* _Problem statement_: Determine how many lines carry the word "page". Output that number only.

* _Stored data_:
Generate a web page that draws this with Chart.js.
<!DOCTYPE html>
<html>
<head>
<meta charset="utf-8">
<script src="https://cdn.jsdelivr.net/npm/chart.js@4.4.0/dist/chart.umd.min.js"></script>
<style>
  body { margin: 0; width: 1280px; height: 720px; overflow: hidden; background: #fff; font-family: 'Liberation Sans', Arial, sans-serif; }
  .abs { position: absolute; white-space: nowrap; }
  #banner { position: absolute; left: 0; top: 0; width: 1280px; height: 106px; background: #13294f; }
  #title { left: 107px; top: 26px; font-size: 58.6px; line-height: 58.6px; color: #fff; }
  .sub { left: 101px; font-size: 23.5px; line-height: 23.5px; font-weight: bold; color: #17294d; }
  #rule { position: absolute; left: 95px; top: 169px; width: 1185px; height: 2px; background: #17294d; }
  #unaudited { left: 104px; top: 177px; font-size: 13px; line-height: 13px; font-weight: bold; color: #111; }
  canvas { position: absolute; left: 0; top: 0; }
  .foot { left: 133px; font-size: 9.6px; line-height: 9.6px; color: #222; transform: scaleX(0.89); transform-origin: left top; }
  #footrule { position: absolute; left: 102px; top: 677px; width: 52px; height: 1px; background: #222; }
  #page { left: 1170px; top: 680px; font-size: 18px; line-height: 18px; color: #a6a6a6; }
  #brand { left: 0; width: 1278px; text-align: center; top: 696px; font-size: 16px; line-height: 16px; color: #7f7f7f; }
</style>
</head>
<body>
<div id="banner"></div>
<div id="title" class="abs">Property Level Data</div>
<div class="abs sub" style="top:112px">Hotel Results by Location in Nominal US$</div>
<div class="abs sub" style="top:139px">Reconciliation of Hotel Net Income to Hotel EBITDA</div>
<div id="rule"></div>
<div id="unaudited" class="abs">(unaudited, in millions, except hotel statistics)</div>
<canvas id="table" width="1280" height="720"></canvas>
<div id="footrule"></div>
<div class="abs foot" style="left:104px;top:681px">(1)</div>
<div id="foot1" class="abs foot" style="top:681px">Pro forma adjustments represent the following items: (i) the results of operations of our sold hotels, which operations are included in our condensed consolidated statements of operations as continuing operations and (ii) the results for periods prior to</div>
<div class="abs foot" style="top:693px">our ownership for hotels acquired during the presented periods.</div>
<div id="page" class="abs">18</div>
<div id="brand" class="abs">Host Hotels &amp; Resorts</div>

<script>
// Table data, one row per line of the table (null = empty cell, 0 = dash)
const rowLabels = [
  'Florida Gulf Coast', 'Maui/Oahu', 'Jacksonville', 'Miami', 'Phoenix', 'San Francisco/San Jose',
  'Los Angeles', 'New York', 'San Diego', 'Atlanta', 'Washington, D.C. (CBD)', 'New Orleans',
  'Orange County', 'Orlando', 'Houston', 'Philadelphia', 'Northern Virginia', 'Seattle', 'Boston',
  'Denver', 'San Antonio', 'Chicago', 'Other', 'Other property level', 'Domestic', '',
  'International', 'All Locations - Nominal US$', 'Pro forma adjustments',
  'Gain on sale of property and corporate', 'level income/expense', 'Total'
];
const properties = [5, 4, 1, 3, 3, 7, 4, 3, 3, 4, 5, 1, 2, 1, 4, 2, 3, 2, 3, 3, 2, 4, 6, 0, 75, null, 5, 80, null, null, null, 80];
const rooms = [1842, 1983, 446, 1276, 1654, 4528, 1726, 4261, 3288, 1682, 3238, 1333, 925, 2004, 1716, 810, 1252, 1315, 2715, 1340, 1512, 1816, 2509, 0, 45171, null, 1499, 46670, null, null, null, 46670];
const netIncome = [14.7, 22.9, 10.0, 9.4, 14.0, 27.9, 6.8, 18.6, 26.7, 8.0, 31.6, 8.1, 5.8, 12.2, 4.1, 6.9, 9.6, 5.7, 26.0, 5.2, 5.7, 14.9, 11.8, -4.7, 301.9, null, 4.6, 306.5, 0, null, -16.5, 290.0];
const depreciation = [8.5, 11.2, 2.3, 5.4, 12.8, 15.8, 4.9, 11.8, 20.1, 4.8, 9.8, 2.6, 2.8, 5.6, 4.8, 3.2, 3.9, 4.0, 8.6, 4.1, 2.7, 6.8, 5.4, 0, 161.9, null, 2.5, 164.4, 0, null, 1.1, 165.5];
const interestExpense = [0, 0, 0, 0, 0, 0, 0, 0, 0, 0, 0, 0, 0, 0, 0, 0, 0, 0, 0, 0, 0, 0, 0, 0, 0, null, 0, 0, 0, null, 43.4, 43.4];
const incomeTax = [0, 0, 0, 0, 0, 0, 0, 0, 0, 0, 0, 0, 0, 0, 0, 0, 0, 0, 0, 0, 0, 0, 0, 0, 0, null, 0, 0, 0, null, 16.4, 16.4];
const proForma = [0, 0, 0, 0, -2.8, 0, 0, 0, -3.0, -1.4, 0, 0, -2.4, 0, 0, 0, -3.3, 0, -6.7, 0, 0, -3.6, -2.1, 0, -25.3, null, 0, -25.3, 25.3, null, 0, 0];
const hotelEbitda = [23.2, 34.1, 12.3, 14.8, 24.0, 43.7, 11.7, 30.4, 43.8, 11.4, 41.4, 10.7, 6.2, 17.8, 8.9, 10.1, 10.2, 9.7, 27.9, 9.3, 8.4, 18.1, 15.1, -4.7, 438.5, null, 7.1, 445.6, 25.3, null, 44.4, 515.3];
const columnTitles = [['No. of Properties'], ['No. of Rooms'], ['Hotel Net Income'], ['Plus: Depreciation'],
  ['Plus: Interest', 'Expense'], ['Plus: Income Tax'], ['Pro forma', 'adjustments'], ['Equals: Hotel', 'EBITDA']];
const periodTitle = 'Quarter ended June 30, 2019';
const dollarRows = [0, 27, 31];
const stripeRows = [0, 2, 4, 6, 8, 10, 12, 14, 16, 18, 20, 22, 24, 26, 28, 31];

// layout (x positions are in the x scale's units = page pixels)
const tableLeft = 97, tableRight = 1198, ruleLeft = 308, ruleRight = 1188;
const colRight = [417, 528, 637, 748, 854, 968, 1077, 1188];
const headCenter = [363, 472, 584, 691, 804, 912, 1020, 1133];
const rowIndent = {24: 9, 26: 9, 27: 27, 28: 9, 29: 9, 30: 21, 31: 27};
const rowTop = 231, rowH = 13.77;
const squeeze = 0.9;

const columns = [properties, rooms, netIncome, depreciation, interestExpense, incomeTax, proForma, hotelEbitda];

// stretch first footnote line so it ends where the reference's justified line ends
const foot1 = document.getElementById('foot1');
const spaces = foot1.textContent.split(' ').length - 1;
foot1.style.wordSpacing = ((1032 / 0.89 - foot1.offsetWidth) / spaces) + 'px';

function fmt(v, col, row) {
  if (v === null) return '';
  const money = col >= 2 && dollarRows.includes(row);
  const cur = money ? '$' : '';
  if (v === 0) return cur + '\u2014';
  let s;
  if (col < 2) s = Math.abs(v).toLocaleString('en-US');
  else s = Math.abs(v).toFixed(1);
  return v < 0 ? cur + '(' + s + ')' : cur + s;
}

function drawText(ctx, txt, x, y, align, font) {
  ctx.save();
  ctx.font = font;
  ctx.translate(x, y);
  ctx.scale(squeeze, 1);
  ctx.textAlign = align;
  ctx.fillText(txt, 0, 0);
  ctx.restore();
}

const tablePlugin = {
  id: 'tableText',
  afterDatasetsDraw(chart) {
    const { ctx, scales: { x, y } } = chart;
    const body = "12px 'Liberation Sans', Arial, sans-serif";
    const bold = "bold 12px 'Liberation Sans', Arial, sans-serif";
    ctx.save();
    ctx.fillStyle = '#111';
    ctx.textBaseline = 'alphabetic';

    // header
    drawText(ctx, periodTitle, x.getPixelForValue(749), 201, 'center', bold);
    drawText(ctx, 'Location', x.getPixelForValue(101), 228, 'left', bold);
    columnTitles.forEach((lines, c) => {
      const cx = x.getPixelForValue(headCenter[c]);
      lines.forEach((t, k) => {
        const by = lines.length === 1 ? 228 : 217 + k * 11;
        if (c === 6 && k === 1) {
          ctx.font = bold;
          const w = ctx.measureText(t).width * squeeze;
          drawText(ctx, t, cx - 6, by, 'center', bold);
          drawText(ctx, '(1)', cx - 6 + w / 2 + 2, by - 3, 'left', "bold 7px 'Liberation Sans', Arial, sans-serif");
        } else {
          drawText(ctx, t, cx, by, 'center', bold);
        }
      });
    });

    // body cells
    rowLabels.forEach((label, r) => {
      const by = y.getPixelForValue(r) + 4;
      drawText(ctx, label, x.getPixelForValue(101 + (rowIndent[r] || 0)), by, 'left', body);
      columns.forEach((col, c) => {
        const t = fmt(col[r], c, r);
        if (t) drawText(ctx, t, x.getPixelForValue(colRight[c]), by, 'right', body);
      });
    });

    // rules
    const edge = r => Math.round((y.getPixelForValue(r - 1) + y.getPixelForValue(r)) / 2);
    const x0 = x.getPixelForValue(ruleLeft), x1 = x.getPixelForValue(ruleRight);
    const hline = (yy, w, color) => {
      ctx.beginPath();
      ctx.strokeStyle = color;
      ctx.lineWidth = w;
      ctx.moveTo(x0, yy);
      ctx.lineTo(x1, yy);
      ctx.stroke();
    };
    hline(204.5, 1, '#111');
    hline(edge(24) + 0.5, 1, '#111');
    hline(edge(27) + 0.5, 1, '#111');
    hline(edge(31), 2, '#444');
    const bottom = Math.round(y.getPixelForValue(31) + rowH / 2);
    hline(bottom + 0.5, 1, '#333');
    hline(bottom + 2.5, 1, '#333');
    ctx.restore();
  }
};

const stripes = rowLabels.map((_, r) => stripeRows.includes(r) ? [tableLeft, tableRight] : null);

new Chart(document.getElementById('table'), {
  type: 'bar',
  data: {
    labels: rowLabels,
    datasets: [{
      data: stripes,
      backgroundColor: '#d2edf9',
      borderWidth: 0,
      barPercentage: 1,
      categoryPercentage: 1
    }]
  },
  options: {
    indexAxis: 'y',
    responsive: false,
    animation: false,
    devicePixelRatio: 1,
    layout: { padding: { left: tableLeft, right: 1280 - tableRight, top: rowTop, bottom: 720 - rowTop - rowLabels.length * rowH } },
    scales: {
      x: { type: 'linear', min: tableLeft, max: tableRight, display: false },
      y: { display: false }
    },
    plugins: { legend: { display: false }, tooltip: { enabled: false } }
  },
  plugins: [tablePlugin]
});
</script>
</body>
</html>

* _Output for this task_: 4